CAD remains steady within a narrow range as investors remain sidelined with the lack of Canadian economic data and ahead of today's US CPI report. Domestically, oil prices are expected to strengthen from ongoing Middle Eastern tensions. At the same time, the focus will be on Deputy Governor Rhys Mendes's comments scheduled on Wednesday for possible insights into the BoC's rate direction. Intraday, the US inflation will be the primary driver for the loonie today.

EURCAD remains within a tight trading range as investors remain sidelined ahead of the US CPI report.

EUR continues to be capped at 1.0800 ahead of the US inflation report. Over the last week, the Euro has remained trapped within a tight 1.0750-1.0800 trading range from ongoing Middle East tensions and uncertainty on central bank rate uncertainty. This morning, we saw mixed ZEW sentiment data from Germany, which failed to provide a clear directional view for investors.

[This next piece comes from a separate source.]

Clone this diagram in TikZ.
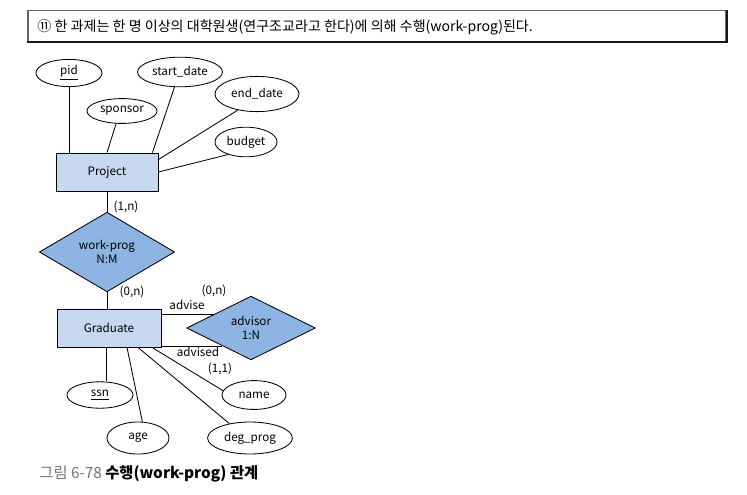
\documentclass[tikz,border=0pt]{standalone}
\usepackage{fontspec}
\setmainfont{Noto Sans CJK KR}
\usetikzlibrary{shapes.geometric,calc}

\definecolor{entfill}{HTML}{C6D9F1}
\definecolor{relfill}{HTML}{8DB4E2}
\newcommand{\ul}[1]{\underline{#1}}

\begin{document}
\begin{tikzpicture}[x=0.025cm, y=-0.025cm, line width=0.6pt,
    every node/.style={font=\fontsize{8.3}{10}\selectfont, inner sep=0pt},
    entity/.style={draw, fill=entfill, minimum width=2.55cm, minimum height=0.95cm},
    rel/.style={diamond, draw, fill=relfill, align=center},
    attr/.style={ellipse, draw, fill=white}]
  \useasboundingbox (0,0) rectangle (747,494);
  \node[draw=black!60, line width=0.9pt, minimum width=17.45cm, minimum height=0.78cm] (hdr) at (377,26) {};
  \draw[black!90, line width=1.2pt] (hdr.north east) -- (hdr.south east) -- (hdr.south west);
  \node[anchor=west, font=\fontsize{10}{12}\selectfont] (htxt) at (37,27) {⑪ 한 과제는 한 명 이상의 대학원생(연구조교라고 한다)에 의해 수행(work-prog)된다.};
  \node[entity] (prj) at (107,172) {Project};
  \node[attr, minimum width=1.65cm, minimum height=0.68cm] (pid) at (69,73) {\ul{pid}};
  \node[attr, minimum width=1.75cm, minimum height=0.62cm] (spon) at (122,111) {sponsor};
  \node[attr, minimum width=2.12cm, minimum height=0.74cm] (sdate) at (180,72) {start\_date};
  \node[attr, minimum width=2.1cm, minimum height=0.88cm] (edate) at (257,94) {end\_date};
  \node[attr, minimum width=1.55cm, minimum height=0.74cm] (bud) at (246,142) {budget};
  \node[rel, minimum width=3.38cm, minimum height=1.24cm] (wp) at (107,252) {work-prog\\N:M};
  \node[entity, minimum width=2.6cm] (grad) at (109,328) {Graduate};
  \node[rel, minimum width=3.22cm, minimum height=1.2cm] (adv) at (251,328) {advisor\\1:N};
  \node[attr, minimum width=1.65cm, minimum height=0.66cm] (ssn) at (100,395) {\ul{ssn}};
  \node[attr, minimum width=1.55cm, minimum height=0.8cm] (age) at (138,438) {age};
  \node[attr, minimum width=1.6cm, minimum height=0.72cm] (name) at (254,395) {name};
  \node[attr, minimum width=2.12cm, minimum height=0.8cm] (deg) at (250,438) {deg\_prog};

  \draw (pid.south) -- (pid.south |- prj.north);
  \draw (spon.245) -- (prj.north);
  \draw (sdate.250) -- ($(prj.north east)+(-6,0)$);
  \draw (edate.220) -- ($(prj.north east)+(0,7)$);
  \draw (bud.215) -- (prj.east);
  \draw (prj.south) -- (wp.north);
  \draw (wp.south) -- (wp.south |- grad.north);

  \coordinate (a1) at ($(adv.west)!0.42!(adv.north)$);
  \coordinate (a2) at ($(adv.west)!0.56!(adv.south)$);
  \draw (a1 -| grad.east) -- (a1);
  \draw (a2 -| grad.east) -- (a2);

  \coordinate (g1) at ($(grad.south)+(-3,0)$);
  \draw (g1) -- (g1 |- ssn.north);
  \draw ($(grad.south)+(18,0)$) -- (age.75);
  \draw ($(grad.south)+(29,0)$) -- (deg.145);
  \draw ($(grad.south)+(43,0)$) -- (name.172);

  \node (c1) at (126,207) {(1,n)};
  \node (c2) at (132,292) {(0,n)};
  \node (c3) at (214,291) {(0,n)};
  \node (c4) at (220,369) {(1,1)};
  \node (r1) at (187,305) {advise};
  \node (r2) at (198,352) {advised};

  \node[anchor=west, font=\fontsize{10.9}{13}\selectfont] (cap) at (39,474) {\textcolor{black!55}{그림 6-78} \textbf{수행(work-prog) 관계}};
\end{tikzpicture}
\end{document}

Investors are pricing in just a 10% probability of a Fed easing in March, while today's CPI report could guide investors with expectations increasing that the Fed could pivot its policy as soon as May.

GBPEUR extends gains to a near 18-month high as expectations increase that the BoE will maintain its current interest policy, beyond the ECB.

GBP strengthens through 1.2650 after stronger-than-expected UK labor market data. The UK's ILO unemployment rate declined to 3.8% in the three months to December, down from 4.25%, which beat analysts' expectations of 4%. At the same time, wage inflation softened to 6.2% in December, down from 6.7%. The data suggest that the Bank of England is not in the position it wants to be in to drop interest rates, and is expected to be the last of the major central banks to lower its interest rates vs its peers. Intraday, the US inflation report will be the primary driver for the pound today.